I suppose everything regrets the stupid things they did in their twenties. It’s also easy in hindsight to kick yourself over what you should have done. Of course going back in your life with the knowledge you know now is something we wish for. I try my hardest not to let my mind wander into the realm of you’ve wasted so much of your life, you could have been successful now, why was I so scared to do everything for so long. The permission I was waiting for would never come.

The people I saw doing what I wanted to do creatively had the social capital, the “cred”, the perceived confidence to do what they do. They seemed to be given the “go ahead” from the universe that allowed them to pursue what they wanted, and despite their actual output of work being judged by critics, there was no question in my mind that they were “allowed” to be doing what they were doing. They were accepted members of an exclusive club I would never breach.

I know this is bullshit. I know I was creating some sort of social schema that was only in my mind. Yet I still can’t get over the idea that I don’t have the permission to pursue what I want, to put myself in social situations that I want. I now have to literally say to myself “You have the permission.”

I have the permission to see a comedy show, mixer, art opening, improv audition by myself if I want to. I am expected to be there. The performers sell tickets for money in exchange to be a part of an audience. It’s an honest-to-god straightforward transaction. I pay the money, I have permission to be there.

I have permission to attend a social event to which I was literally invited (albeit on facebook along with hundreds of others) but that is the social contract of invites. Someone tells you to show up somewhere because they want you to show up somewhere. Amazing how that works! Yet I still wait for some big permission slip to fall from the sky, signed by God or whomever, to actually make me feel like I deserve to participate.

I have an urge to contribute creatively to the world. Part of it is self-ego fulfillment; I want someone to laugh, think, smile at something I write produce or say. I feel so urgently about this because I spent over a decade on the sidelines looking in. I have the permission to produce a show, rent a theater space, put on a show, and tell people to come. People have done it and failed, and then they’ve tried again. I have the ability to do this, and no one would stop me. In fact, I am sure many would encourage me! But I can’t get past this wall of permission.

I’m terrified that time is running out for me. Sure, I’m thirty-five years young, so the world is at my fingertips. Chuck Palahnuik didn’t write his first novel until he was thirty-six, which was the insanely brilliant and successful Fight Club. I’ve held on to this notion for a long time. But then again, I am thirty-five years old. I only have a year.

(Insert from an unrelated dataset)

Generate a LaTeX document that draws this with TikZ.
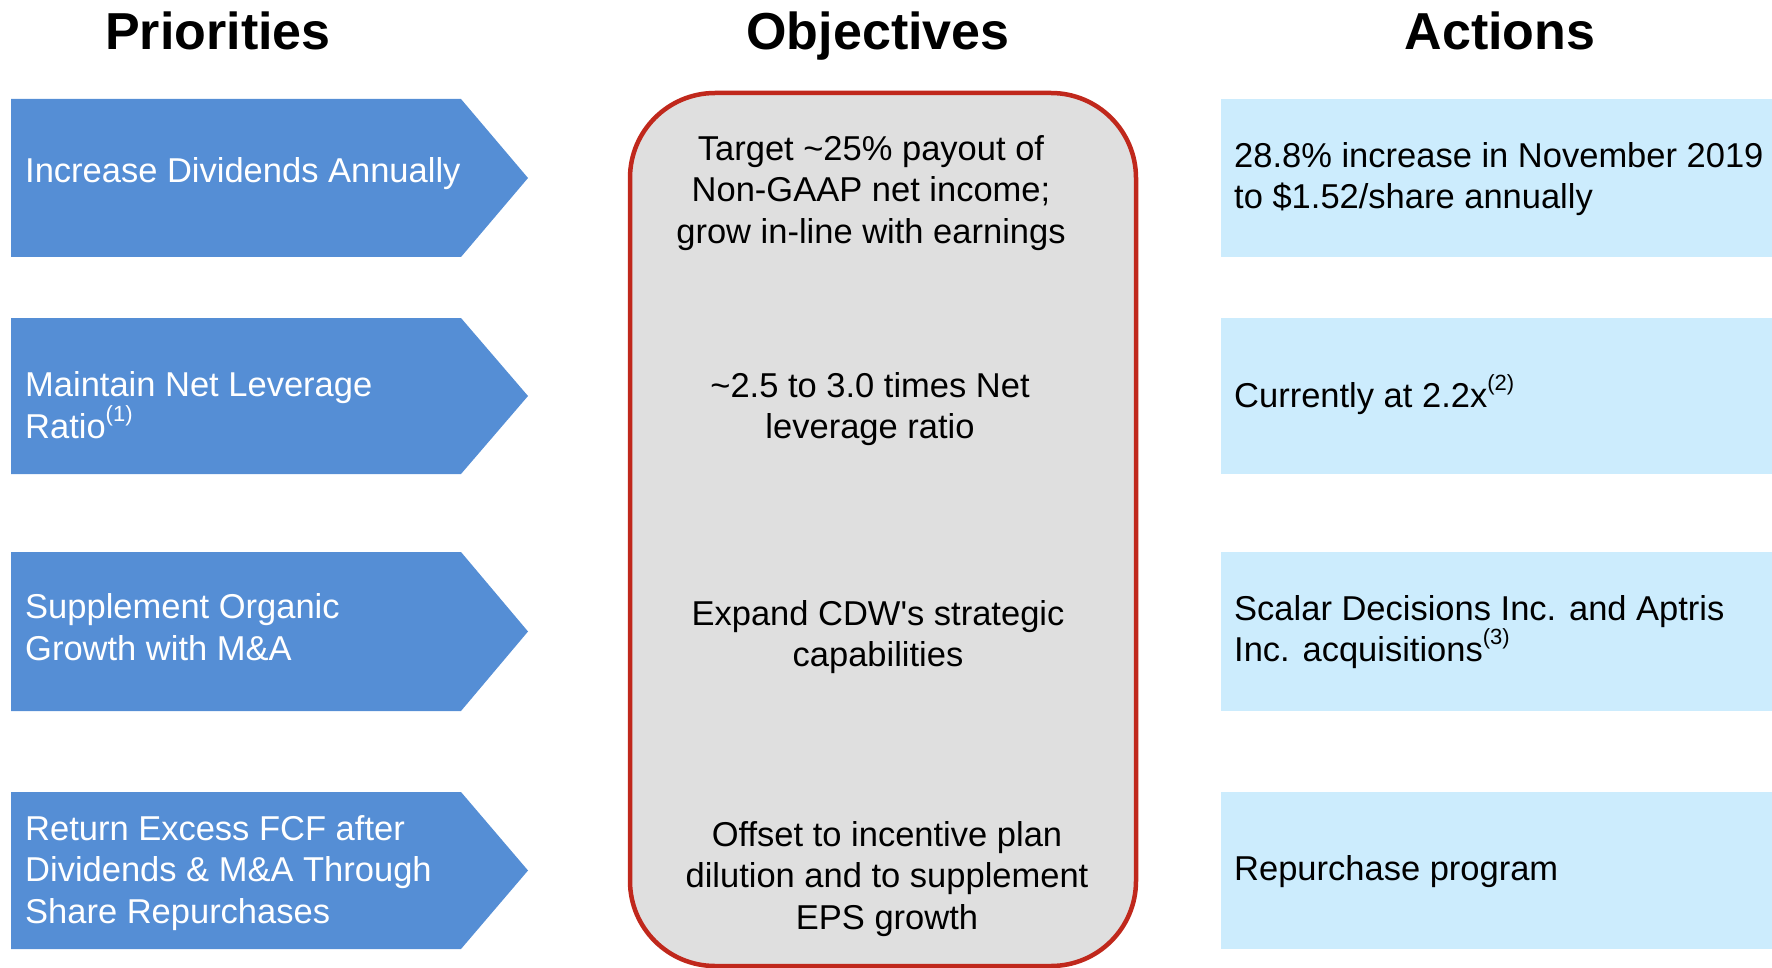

I’m trying my hardest to push through this. I am an adult who has made my way in the world better than most, actually; I own my own home, hold a job in which I am a top achiever, and can move through the basic elements of adulthood pretty easily. But I don’t just want to end up with the same fate as Llewyn Davis (spoiler alert) at the end of Inside Llewyn Davis, who just settled on existing. I want to contribute creatively. I’m realistic in that I may not write a New York Times bestseller, or have my own column on a major website, but it is realistic that I create something locally: a reading series, sketch show, or some sort of creative endeavor.

I know that I do not need to permission to write things for myself. I can sit up late at night, filling my google docs with scripts, stories, and ideas. But there’s no such thing as a writer “writing for themselves”. I have permission to tell people to come to something I create, to ask for an audience. I have the permission to create something that contributes to the comedy/creative/literary scene. There aren’t actual mugshots of me on every theater door saying “warning! keep this woman out.”

Still, a physical permission slip falling from the sky would make things so much simpler.